Everything is commodified. The idea that happiness is just around the corner is so deeply embedded in our capitalist society and psyche, we seek the next thing and commodify not just stuff, but also ways of being. It’s so embedded that even the idea of living simply has been commodified. For me I often think if I could just shed this stuff, get rid of the clutter, live more simply then I would have the time do x or y. So in the end we commodify x or y and even time itself.
How do we break this circle, can we defend ourselves against idea that happiness is just around the corner? For many faith is the answer, it helps us debunk the societital myths around us. Yet for many faith itself is rooted in this commodification process, (at one level it’s what Nitchze was saying), we think we have replaced the capitialist system with a faith system, but we have not replaced the desire and myth that happiness is just around the corner, if we just pray more, if we just get deeper into the bible, or even at a more basic level; it will be okay in the end in heaven. That sort faith is rooted in capitalist desire and with a transaction at its core.
So now I’m stuck, as I’m thinking, is even the desire to break the notion of desire a problem….

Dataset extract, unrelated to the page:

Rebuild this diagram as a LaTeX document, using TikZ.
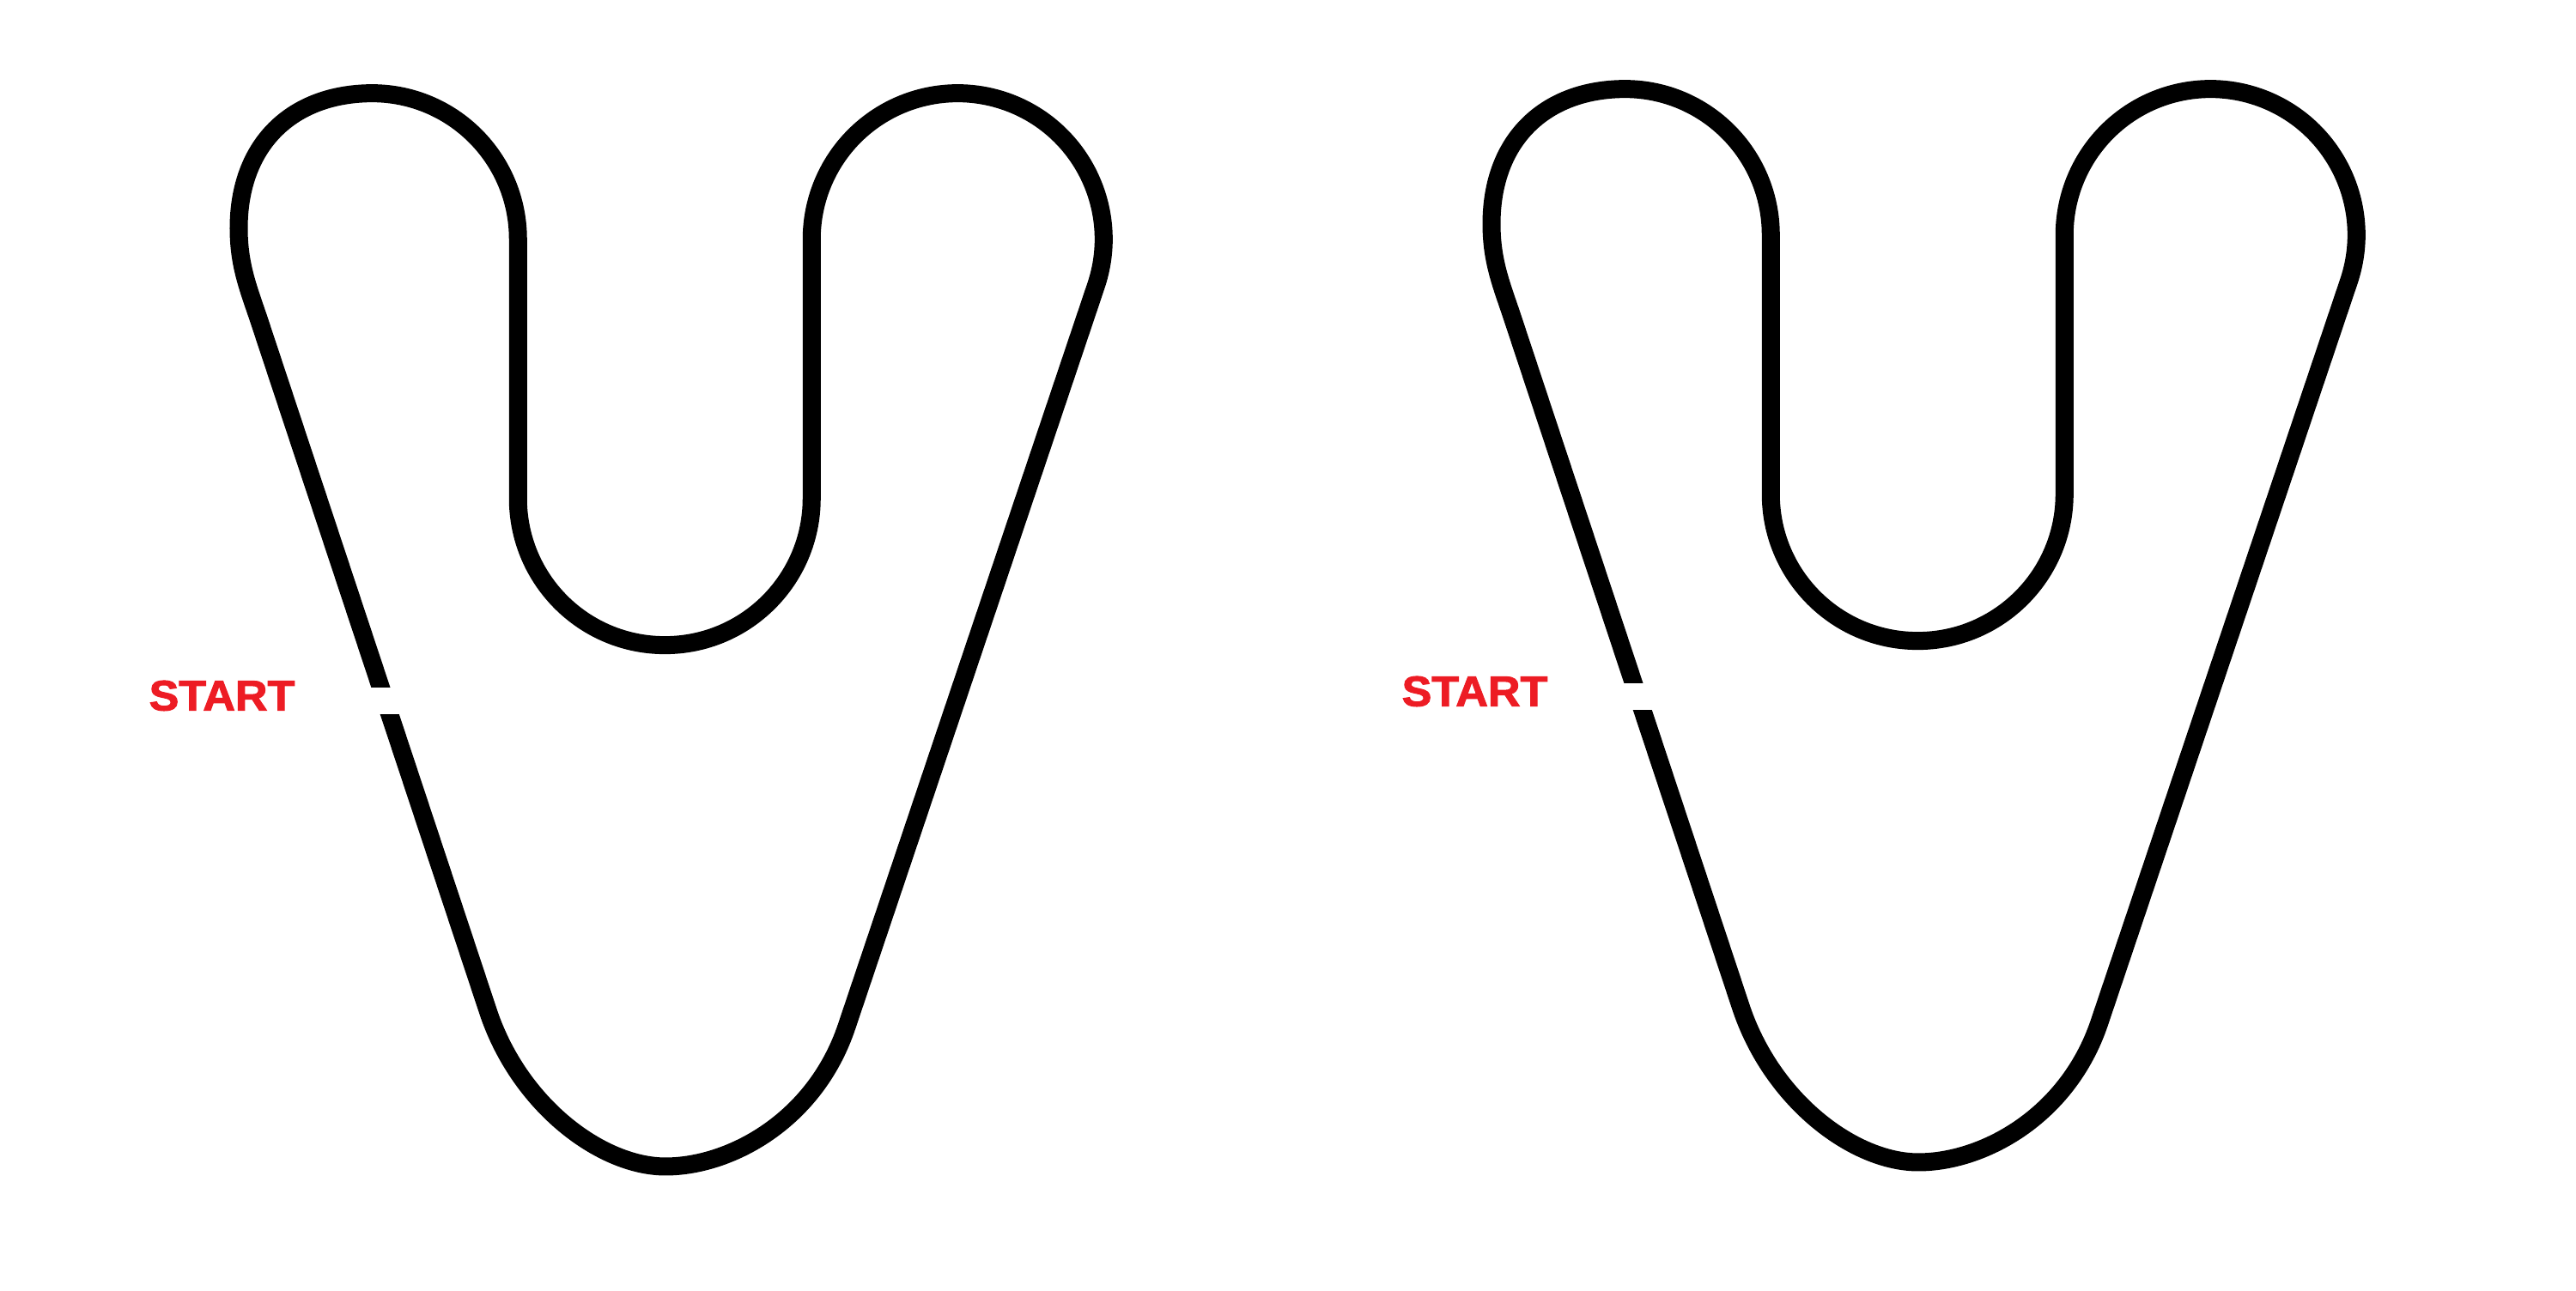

I tell a version of this story…. http://users.rider.edu/~suler/zenstory/more.html one of my favourites. Whilst I am in the market for an iMac because of the business (and indeed have convinced myself ‘then I will be truly happy…), i have found that not worrying about tomorrow, and really embracing today has reduced my drive for ‘if only…then’. I have discovered too that whilst I might make plans for the future, it is today’s decisions that make the difference. So if I have God’s desires at my heart, then my plans will line up with his; and whilst he determines my steps the decisions I make, if my desire today is my decisions are one’s he wants me to make, then I don’t need to worry about the if only…thens. Its not perfect, but it really does help.